As the world marks his death, he is being remembered as a towering figure in the struggle for justice.
“Nelson Mandela was a model of courage, compassion and reconciliation,” said MTA President Paul Toner. “He has made a lasting contribution not only to his country, but to the entire world.
“I am proud that during Mandela’s lifetime, even while he was wrongly imprisoned, the MTA recognized his work for justice, human rights and equality for all,” Toner continued. “As we mourn his passing, we also celebrate his legacy of greatness and his service to people everywhere.
“I join my fellow educators and our students in paying tribute to a great man on this day of sadness and reflection,” Toner said. “I also believe there is still much to learn from the very deep lessons Mandela imparted to all of us during his lifetime.”
Nancy Finkelstein, who was president of the MTA at the time the association gave Mandela the award, said that educators were deeply involved in the political actions opposing apartheid and Mandela’s imprisonment.
“We picketed the South African Embassy in Washington,” she recalled. “His struggle was symbolic of what was happening right here in this country with people of color. We saw inequality right here. Supporting him went along with the work we were doing right here fighting against inequality in this country.”
Mandela wrote to the MTA via the office of UMass Chancellor Joseph Duffey, presumably because his daughter sent the award back home from her campus.

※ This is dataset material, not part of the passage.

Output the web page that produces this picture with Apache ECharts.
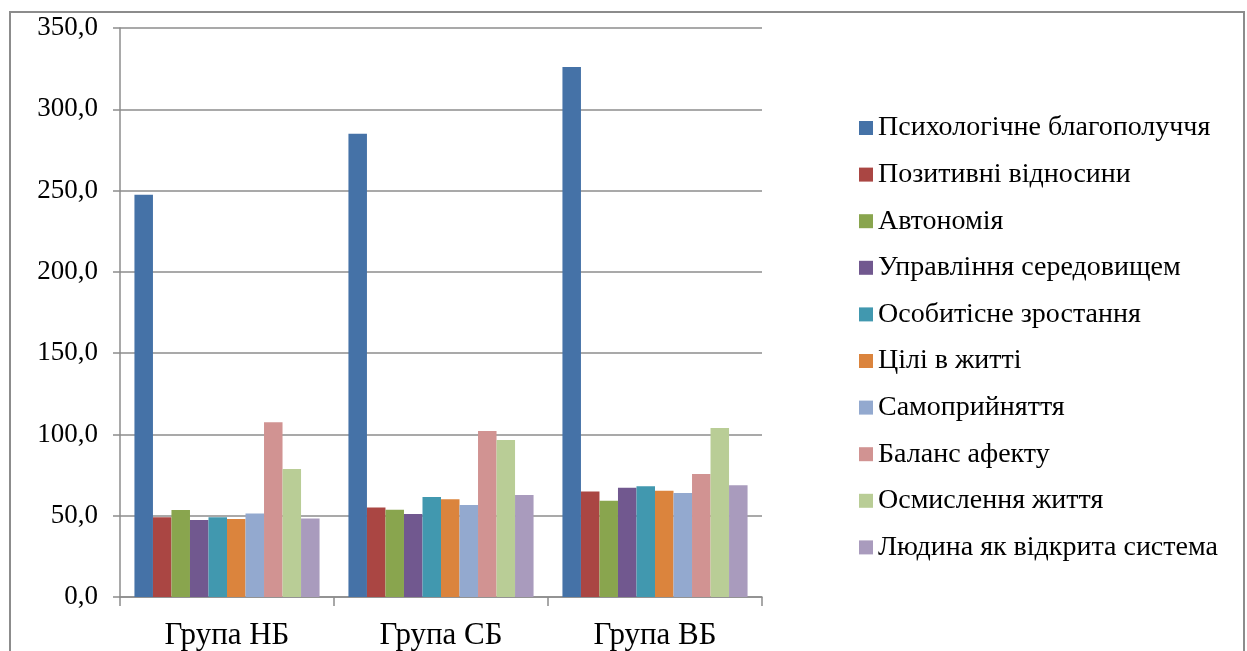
<!DOCTYPE html>
<html>
<head>
<meta charset="utf-8">
<script src="https://cdn.jsdelivr.net/npm/echarts@6/dist/echarts.min.js"></script>
<style>
  html, body { margin: 0; padding: 0; background: #fff; }
  #main { width: 1247px; height: 651px; }
</style>
</head>
<body>
<div id="main"></div>
<script>
// groups on the x axis
var categories = ['Група НБ', 'Група СБ', 'Група ВБ'];

// one series per scale
var scaleNames = [
    'Психологічне благополуччя',
    'Позитивні відносини',
    'Автономія',
    'Управління середовищем',
    'Особитісне зростання',
    'Цілі в житті',
    'Самоприйняття',
    'Баланс афекту',
    'Осмислення життя',
    'Людина як відкрита система'
];

// values per group, same order as scaleNames
var groupNB = [247.5, 49.0, 53.5, 47.4, 49.0, 48.0, 51.4, 107.5, 78.8, 48.3];
var groupSB = [285.0, 55.1, 53.7, 51.0, 61.5, 60.2, 56.6, 102.1, 96.6, 62.7];
var groupVB = [326.0, 64.9, 59.2, 67.2, 68.2, 65.3, 63.9, 75.6, 104.0, 68.8];

var yTicks = [0, 50, 100, 150, 200, 250, 300, 350];

var colors = ['#4572A7', '#AA4643', '#89A54E', '#71588F', '#4198AF',
              '#DB843D', '#93A9CF', '#D19392', '#B9CD96', '#A99BBD'];

var series = [];
for (var i = 0; i < scaleNames.length; i++) {
    series.push({
        name: scaleNames[i],
        type: 'bar',
        barGap: '0%',
        barCategoryGap: '13.5%',
        itemStyle: { color: colors[i] },
        data: [groupNB[i], groupSB[i], groupVB[i]]
    });
}

var myChart = echarts.init(document.getElementById('main'));

var option = {
    animation: false,
    textStyle: { fontFamily: 'Liberation Serif' },
    graphic: [{
        type: 'rect',
        shape: { x: 10, y: 12, width: 1234, height: 700 },
        style: { fill: 'none', stroke: '#8c8c8c', lineWidth: 2 },
        silent: true
    }],
    grid: { left: 120, right: 485, top: 28, bottom: 54 },
    legend: {
        orient: 'vertical',
        left: 854,
        top: 109,
        itemWidth: 14,
        itemHeight: 14,
        itemGap: 18.6,
        icon: 'rect',
        textStyle: { fontFamily: 'Liberation Serif', fontSize: 28, lineHeight: 26, color: '#000' },
        data: scaleNames
    },
    xAxis: {
        type: 'category',
        data: categories,
        axisLine: { lineStyle: { color: '#8c8c8c', width: 1.5 } },
        axisTick: { show: true, length: 9, lineStyle: { color: '#8c8c8c', width: 1.5 } },
        axisLabel: { fontFamily: 'Liberation Serif', fontSize: 31, color: '#000', margin: 23 }
    },
    yAxis: {
        type: 'value',
        min: yTicks[0],
        max: yTicks[yTicks.length - 1],
        interval: 50,
        axisLine: { show: true, lineStyle: { color: '#8c8c8c', width: 1.5 } },
        axisTick: { show: true, length: 7, lineStyle: { color: '#8c8c8c', width: 1.5 } },
        splitLine: { lineStyle: { color: '#8c8c8c', width: 1.5 } },
        axisLabel: {
            fontFamily: 'Liberation Serif',
            fontSize: 27,
            color: '#000',
            margin: 22,
            formatter: function (value) {
                return value.toFixed(1).replace('.', ',');
            }
        }
    },
    series: series
};

myChart.setOption(option);
</script>
</body>
</html>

Finkelstein said that the MTA would not have even known about the letter if Duffey had not passed it along.
Educators who were present at the ceremony remember being moved and thrilled when the honor was presented to Makaziwe Mandela on behalf of her father.
“Many of us did not know the story of his life up to that point,” said Louise Gaskins, who was chair of the MTA Human and Civil Rights Council at the time. “And his daughter brought it to the fore for us.”
Gaskins said the moment when the audience broke into singing “We Shall Overcome” was memorable and emotional.
An MTA Today story on the conference, which was held in Westborough, paints the following picture: “Makaziwe Mandela raised her fist, intoned the Zulu word for ‘power,’ and brought 180 educators to their feet to cheer, to sing, and even to weep.”
Gaskins called Nelson Mandela’s life story a powerful message.
“To think that that man could stay in prison for that long and come out without acting out of bitterness and anger, but had matured to the point that he realized that in order to accomplish his goals, he was going to have to work like we witnessed,” she reflected.
Kathleen Skinner, who was then a teacher in Somerville and now serves as the director of the MTA’s Center for Education Policy and Practice, noted that the time between the conference and Mandela’s death was roughly the same amount of time that Mandela spent behind bars.
“I vividly remember that day,” Skinner said, looking back to the conference. “The room was overwhelmingly emotional as this daughter spoke for her father.
“It was as though this man whom all of us so admired was in the room with us,” she said. “It’s very emotional, 27 years later, thinking back to that event.”